Fish passage to the upper Deschutes has, for the most part, been blocked since the Pelton Round Butte project of three dams located west of Madras, Ore., were built in the 1950s and 1960s. With a newly built fish collection and transportation facility in place since late 2009, hatchery steelhead and chinook are being outplanted upriver in hopes of kindling naturally spawning populations.
“It is a way of expanding the range of a listed species without causing problems for those finding themselves in the area,” NOAA Fisheries Brian Gorman said. “Eventually, the idea is that they become a part of the listed population” and ultimately contribute to recovery of the species.
Decisions on experimental designations are keyed to genetic relations, and historic evidence of fish occupying the areas where fish are being introduced, Gorman said.
The 10(j) strategy has been a popular one this summer. The U.S. Fish and Wildlife Service in June launched ESA rule-making to restore a “non-essential experimental” population of bull trout in northwest Oregon’s Clackamas River. While it is illegal to deliberately “take” (kill or harm) any listed species, this special classification under the act provides a less restrictive level of protection and precludes anyone who accidentally kills or harms the listed species from being in violation of the law, the USFWS said.
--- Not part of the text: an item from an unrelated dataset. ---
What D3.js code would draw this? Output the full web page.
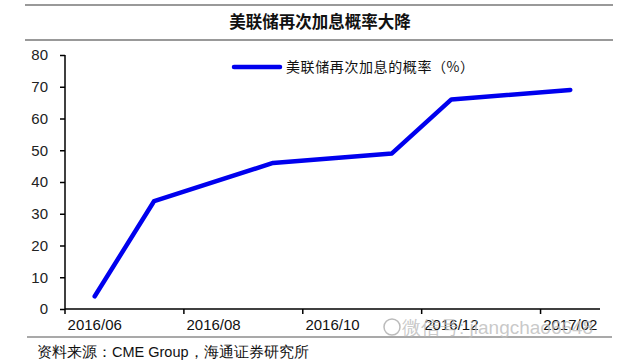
<!DOCTYPE html>
<html>
<head>
<meta charset="utf-8">
<script src="https://cdn.jsdelivr.net/npm/d3@7"></script>
<style>
  body { margin: 0; background: #fff; }
  text { font-family: "Liberation Sans", Arial, sans-serif; }
  .cjk { font-family: "Noto Sans CJK SC", sans-serif; }
</style>
</head>
<body>
<svg id="chart" width="640" height="364"></svg>
<script>
// months on the category axis
var months = ["2016/06", "2016/07", "2016/08", "2016/09", "2016/10", "2016/11", "2016/12", "2017/01", "2017/02"];
// months that have a value, and the values (%)
var pointMonths = ["2016/06", "2016/07", "2016/09", "2016/11", "2016/12", "2017/02"];
var hikeProb = [4, 34, 46, 49, 66, 69];
var tickMonths = ["2016/06", "2016/08", "2016/10", "2016/12", "2017/02"];
var yTicks = [0, 10, 20, 30, 40, 50, 60, 70, 80];

var svg = d3.select("#chart");
var margin = {top: 55, left: 65, right: 40, bottom: 55};
var width = 640 - margin.left - margin.right;
var height = 364 - margin.top - margin.bottom;

// frame lines and title
svg.append("line").attr("x1", 25).attr("x2", 613).attr("y1", 5).attr("y2", 5)
  .attr("stroke", "#777").attr("stroke-width", 1.5);
svg.append("line").attr("x1", 25).attr("x2", 613).attr("y1", 40).attr("y2", 40)
  .attr("stroke", "#777").attr("stroke-width", 1.5);
svg.append("text").attr("class", "cjk")
  .attr("x", 320).attr("y", 28).attr("text-anchor", "middle")
  .attr("font-size", 16.5).attr("font-weight", "bold").attr("fill", "#111")
  .text("美联储再次加息概率大降");

var g = svg.append("g")
  .attr("transform", "translate(" + margin.left + "," + margin.top + ")");

var x = d3.scaleBand().domain(months).range([0, width]).padding(0);
var y = d3.scaleLinear().domain([0, 80]).range([height, 0]);

// y axis
var yAxis = g.append("g")
  .call(d3.axisLeft(y).tickValues(yTicks).tickSize(5).tickPadding(12));
yAxis.selectAll("text").attr("font-size", 15).attr("fill", "#222")
  .style("font-family", "'Liberation Sans', Arial, sans-serif");
yAxis.selectAll("line").attr("stroke", "#000").attr("stroke-width", 1.5);
yAxis.select(".domain").attr("stroke", "#000").attr("stroke-width", 1.5)
  .attr("d", "M0," + height + "V0");

// x axis: ticks at band edges, labels at band centres
var xAxis = g.append("g").attr("transform", "translate(0," + height + ")");
xAxis.append("line").attr("x1", 0).attr("x2", width)
  .attr("stroke", "#000").attr("stroke-width", 1.5);
xAxis.selectAll(".tick").data(tickMonths).enter().append("line")
  .attr("x1", function(d) { return x(d); }).attr("x2", function(d) { return x(d); })
  .attr("y1", 0).attr("y2", 5)
  .attr("stroke", "#000").attr("stroke-width", 1.5);
xAxis.selectAll(".lbl").data(tickMonths).enter().append("text")
  .attr("x", function(d) { return x(d) + x.bandwidth() / 2; })
  .attr("y", 21).attr("text-anchor", "middle")
  .attr("font-size", 15).attr("fill", "#111")
  .text(function(d) { return d; });

// series line
var points = pointMonths.map(function(m, i) { return {m: m, v: hikeProb[i]}; });
var line = d3.line()
  .x(function(d) { return x(d.m) + x.bandwidth() / 2; })
  .y(function(d) { return y(d.v); });
g.append("path").datum(points)
  .attr("d", line).attr("fill", "none")
  .attr("stroke", "#0000ee").attr("stroke-width", 4.5)
  .attr("stroke-linejoin", "round").attr("stroke-linecap", "round");

// legend
svg.append("line").attr("x1", 234).attr("x2", 280).attr("y1", 67).attr("y2", 67)
  .attr("stroke", "#0000ee").attr("stroke-width", 4.5).attr("stroke-linecap", "round");
svg.append("text").attr("class", "cjk")
  .attr("x", 286).attr("y", 72).attr("font-size", 14).attr("letter-spacing", 0.6)
  .attr("fill", "#111")
  .text("美联储再次加息的概率（%）");

// bottom rule and source
svg.append("line").attr("x1", 27).attr("x2", 612).attr("y1", 337).attr("y2", 337)
  .attr("stroke", "#555").attr("stroke-width", 1.2);
svg.append("text").attr("x", 37).attr("y", 357).attr("font-size", 14.5).attr("fill", "#111")
  .text("资料来源：CME Group，海通证券研究所");

// watermark
svg.append("circle").attr("cx", 392).attr("cy", 327).attr("r", 8)
  .attr("fill", "none").attr("stroke", "#bbb").attr("stroke-width", 1.5);
svg.append("text").attr("x", 402).attr("y", 334).attr("font-size", 19)
  .attr("fill", "#bbb").attr("fill-opacity", 0.8)
  .text("微信号: jiangchao6648");
</script>
</body>
</html>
Starting this summer, bull trout of different life stages are being reintroduced into historic bull trout habitat in the upper Clackamas River above the confluence with the Collawash River, within the Mt. Hood National Forest. Donor stock comes from a healthy bull trout population in the Metolius River in central Oregon. The Clackamas pours into the Willamette River, a tributary to the Columbia, at Portland.
Bull trout have been extirpated from four subbasins in the Willamette River basin, including the Clackamas River. Once widely distributed in the Clackamas, the last known bull trout was documented there in 1963.
“Any population authorized by the Secretary to be an experimental population shall be treated as if it were a threatened species (for the purposes of ESA section 7, nonessential experimental populations are treated as proposed for listing),” the notice says. That means NOAA Fisheries would have to draft protective regulations to go along with the proposed Okanogan designation, but they are likely to be less restrictive than those in place for the populations now included in the upper Columbia spring chinook ESU, Murray said.
The advance notice of proposed rulemaking for the Okanogan reintroduction identifies policy and technical issues for consideration and evaluation, and solicits comments regarding them. Comments and information regarding the designation process may be sent to NOAA Fisheries no later than 5 p.m. Sept. 19.